I’m backstage at Liverpool’s Epstein Theatre being talked through CJ’s cosmetics routine. The room is littered with black faux-leather trousers; hanging up are a dozen or so jackets, no doubt worth a small fortune, used to create the culture-defining Michael looks. I can’t help but jump as CJ opens a small carry case to reveal a wig-wearing mannequin’s head. His show, Jackson Live in Concert, promises to be quite the spectacle – for those who have left their moral dilemmas at the door.

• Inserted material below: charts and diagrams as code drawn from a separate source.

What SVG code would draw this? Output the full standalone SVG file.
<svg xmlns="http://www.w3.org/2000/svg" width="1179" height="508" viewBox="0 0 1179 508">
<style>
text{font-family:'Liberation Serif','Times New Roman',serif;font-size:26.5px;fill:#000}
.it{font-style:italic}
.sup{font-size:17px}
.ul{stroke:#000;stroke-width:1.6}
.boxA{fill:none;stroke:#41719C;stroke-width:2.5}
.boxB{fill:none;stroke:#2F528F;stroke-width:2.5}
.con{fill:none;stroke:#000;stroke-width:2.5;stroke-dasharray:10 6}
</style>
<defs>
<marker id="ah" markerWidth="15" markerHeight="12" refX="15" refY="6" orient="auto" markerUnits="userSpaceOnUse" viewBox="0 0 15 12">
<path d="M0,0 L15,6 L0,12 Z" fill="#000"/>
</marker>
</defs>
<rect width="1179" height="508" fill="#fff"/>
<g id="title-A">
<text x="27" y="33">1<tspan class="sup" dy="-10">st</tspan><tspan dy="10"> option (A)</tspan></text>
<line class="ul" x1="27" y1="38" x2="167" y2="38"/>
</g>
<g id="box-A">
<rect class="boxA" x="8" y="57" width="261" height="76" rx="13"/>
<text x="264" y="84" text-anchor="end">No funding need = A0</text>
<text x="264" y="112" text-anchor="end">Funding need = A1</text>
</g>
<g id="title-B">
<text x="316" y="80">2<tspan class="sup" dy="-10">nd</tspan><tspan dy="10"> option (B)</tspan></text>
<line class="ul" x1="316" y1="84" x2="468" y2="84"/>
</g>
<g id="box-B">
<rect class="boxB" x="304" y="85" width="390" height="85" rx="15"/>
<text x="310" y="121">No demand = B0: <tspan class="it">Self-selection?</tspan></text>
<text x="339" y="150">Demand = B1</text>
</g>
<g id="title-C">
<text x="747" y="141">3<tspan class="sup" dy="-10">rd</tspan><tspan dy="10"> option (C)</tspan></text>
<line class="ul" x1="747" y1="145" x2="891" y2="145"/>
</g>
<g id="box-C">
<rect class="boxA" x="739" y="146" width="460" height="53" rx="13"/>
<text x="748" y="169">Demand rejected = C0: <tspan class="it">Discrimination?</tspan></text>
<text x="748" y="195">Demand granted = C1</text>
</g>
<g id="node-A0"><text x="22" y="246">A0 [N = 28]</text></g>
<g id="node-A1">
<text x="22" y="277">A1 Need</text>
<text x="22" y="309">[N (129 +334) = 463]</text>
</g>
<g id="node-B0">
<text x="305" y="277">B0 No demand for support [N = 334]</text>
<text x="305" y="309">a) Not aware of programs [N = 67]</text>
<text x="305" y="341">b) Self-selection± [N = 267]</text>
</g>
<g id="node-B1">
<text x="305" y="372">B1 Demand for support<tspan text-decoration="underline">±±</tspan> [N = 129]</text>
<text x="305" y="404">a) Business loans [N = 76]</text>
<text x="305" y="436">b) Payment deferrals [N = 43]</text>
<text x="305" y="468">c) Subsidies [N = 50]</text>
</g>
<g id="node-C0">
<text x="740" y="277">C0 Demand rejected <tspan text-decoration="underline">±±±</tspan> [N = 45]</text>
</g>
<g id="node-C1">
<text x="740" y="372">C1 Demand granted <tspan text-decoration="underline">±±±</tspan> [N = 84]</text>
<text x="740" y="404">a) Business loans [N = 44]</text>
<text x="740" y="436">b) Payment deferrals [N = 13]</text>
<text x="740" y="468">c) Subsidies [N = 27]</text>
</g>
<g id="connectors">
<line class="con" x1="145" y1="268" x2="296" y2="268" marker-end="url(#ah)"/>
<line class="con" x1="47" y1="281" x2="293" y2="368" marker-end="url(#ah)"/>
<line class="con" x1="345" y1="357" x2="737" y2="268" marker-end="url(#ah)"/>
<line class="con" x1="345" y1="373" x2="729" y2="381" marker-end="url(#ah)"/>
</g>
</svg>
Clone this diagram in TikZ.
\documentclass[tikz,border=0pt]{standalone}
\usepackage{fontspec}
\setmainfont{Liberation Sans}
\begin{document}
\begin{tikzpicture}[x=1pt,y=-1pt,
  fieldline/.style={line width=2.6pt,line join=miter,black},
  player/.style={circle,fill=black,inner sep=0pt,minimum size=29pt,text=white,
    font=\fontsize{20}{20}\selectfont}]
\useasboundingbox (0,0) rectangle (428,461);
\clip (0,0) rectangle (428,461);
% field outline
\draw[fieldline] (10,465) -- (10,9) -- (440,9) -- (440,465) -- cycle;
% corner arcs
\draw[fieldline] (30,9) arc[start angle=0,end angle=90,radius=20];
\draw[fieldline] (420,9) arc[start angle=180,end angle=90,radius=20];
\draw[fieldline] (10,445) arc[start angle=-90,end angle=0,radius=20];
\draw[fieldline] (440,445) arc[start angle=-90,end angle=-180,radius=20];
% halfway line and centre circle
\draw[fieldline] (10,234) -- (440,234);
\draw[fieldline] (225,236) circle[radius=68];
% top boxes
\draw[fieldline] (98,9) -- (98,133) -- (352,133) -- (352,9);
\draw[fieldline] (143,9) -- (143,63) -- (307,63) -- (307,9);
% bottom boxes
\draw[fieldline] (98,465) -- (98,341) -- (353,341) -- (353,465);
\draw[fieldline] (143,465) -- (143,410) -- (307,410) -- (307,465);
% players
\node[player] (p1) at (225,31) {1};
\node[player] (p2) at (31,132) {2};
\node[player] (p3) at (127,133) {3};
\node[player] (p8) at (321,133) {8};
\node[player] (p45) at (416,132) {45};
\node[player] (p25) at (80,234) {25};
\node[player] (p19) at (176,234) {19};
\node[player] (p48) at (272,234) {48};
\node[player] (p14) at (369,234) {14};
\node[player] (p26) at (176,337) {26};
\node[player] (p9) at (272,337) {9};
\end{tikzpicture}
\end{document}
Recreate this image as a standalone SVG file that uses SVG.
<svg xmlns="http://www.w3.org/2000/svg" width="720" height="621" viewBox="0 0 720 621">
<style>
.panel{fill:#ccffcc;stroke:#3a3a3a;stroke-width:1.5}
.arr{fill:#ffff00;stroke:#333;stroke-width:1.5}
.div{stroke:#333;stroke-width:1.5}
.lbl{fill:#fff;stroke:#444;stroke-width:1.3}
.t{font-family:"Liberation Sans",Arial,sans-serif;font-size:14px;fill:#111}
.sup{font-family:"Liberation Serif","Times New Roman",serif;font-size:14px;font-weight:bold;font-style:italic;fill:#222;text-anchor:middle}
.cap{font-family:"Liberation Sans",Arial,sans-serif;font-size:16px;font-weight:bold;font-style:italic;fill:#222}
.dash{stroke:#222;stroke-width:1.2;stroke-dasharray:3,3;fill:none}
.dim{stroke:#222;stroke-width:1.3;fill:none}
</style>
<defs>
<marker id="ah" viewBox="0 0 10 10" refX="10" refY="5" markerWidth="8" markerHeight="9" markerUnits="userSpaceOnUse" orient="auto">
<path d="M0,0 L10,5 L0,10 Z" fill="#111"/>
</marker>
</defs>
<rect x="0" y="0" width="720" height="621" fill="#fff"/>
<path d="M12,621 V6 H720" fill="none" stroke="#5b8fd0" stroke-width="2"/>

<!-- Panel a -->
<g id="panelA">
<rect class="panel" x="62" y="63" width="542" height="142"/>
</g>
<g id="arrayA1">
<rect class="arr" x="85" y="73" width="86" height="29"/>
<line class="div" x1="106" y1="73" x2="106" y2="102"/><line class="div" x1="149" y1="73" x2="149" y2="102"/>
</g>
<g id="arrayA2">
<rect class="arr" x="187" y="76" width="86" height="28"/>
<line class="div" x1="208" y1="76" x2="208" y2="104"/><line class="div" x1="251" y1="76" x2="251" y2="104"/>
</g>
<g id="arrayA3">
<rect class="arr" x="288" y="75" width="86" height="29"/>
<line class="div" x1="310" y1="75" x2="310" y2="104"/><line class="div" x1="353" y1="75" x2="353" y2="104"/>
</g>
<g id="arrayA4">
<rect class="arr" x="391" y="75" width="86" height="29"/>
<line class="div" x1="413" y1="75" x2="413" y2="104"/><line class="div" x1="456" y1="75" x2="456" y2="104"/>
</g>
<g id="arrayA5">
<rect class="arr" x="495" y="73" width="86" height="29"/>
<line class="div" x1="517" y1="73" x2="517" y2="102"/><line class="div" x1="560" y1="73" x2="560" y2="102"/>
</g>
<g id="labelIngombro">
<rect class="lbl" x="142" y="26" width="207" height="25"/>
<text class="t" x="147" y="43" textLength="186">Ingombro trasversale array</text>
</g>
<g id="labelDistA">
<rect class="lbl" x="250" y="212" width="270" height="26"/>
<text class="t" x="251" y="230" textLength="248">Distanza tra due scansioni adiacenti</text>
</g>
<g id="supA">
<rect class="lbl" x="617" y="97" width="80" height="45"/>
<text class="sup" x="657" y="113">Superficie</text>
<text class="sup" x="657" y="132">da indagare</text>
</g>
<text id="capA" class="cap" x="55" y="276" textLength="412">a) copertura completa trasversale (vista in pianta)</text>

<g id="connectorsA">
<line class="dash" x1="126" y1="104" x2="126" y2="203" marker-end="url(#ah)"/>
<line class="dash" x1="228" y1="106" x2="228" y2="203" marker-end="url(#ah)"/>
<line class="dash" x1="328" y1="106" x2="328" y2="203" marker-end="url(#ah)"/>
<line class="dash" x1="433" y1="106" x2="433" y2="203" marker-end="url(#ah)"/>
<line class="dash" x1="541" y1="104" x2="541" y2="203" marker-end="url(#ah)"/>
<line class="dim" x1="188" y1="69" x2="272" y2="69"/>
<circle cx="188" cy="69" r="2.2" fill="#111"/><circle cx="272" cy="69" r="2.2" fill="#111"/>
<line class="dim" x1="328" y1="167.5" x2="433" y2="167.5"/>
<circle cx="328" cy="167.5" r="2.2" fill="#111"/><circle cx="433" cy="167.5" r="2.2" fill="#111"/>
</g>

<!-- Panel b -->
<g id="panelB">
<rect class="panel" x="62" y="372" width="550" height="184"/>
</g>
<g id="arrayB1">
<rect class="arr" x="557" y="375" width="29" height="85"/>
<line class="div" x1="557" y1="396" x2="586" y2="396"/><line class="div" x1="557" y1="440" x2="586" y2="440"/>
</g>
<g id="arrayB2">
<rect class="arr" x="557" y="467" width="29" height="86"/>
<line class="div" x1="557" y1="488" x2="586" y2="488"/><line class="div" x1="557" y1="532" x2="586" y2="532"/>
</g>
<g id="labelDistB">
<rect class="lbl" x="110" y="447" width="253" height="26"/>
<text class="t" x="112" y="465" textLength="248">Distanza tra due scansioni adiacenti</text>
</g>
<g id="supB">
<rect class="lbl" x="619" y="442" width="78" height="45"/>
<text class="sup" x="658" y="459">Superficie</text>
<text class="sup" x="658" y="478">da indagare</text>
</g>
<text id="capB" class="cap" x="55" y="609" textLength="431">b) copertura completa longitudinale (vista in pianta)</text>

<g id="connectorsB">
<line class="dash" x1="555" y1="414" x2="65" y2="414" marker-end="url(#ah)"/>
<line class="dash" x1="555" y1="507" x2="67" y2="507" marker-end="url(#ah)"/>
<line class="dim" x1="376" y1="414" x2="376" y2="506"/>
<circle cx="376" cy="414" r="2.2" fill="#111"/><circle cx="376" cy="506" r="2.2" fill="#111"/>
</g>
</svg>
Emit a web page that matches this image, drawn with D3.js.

CJ discovered the music of Michael Jackson when he was four years old. The moonwalk, the mystique: he quickly became obsessed. “I was always watching Michael, practising his dance moves, trying to sing like him,” he says. As he grew older, his talent for mimicry developed, and Jackson’s artistry provided an alternate reality when CJ served in Iraq in 2004. “Michael wrote about healing the world, making it a better place … in Iraq I’d listen to those songs. They took me away from what was going on.”
Returning home he found work on a building site, but spent weekends performing Thriller in social clubs and holiday camps; CJ is now 32 and his show is supremely polished. But after the documentary Leaving Neverland detailed child abuse allegations against the King of Pop, his livelihood is under threat.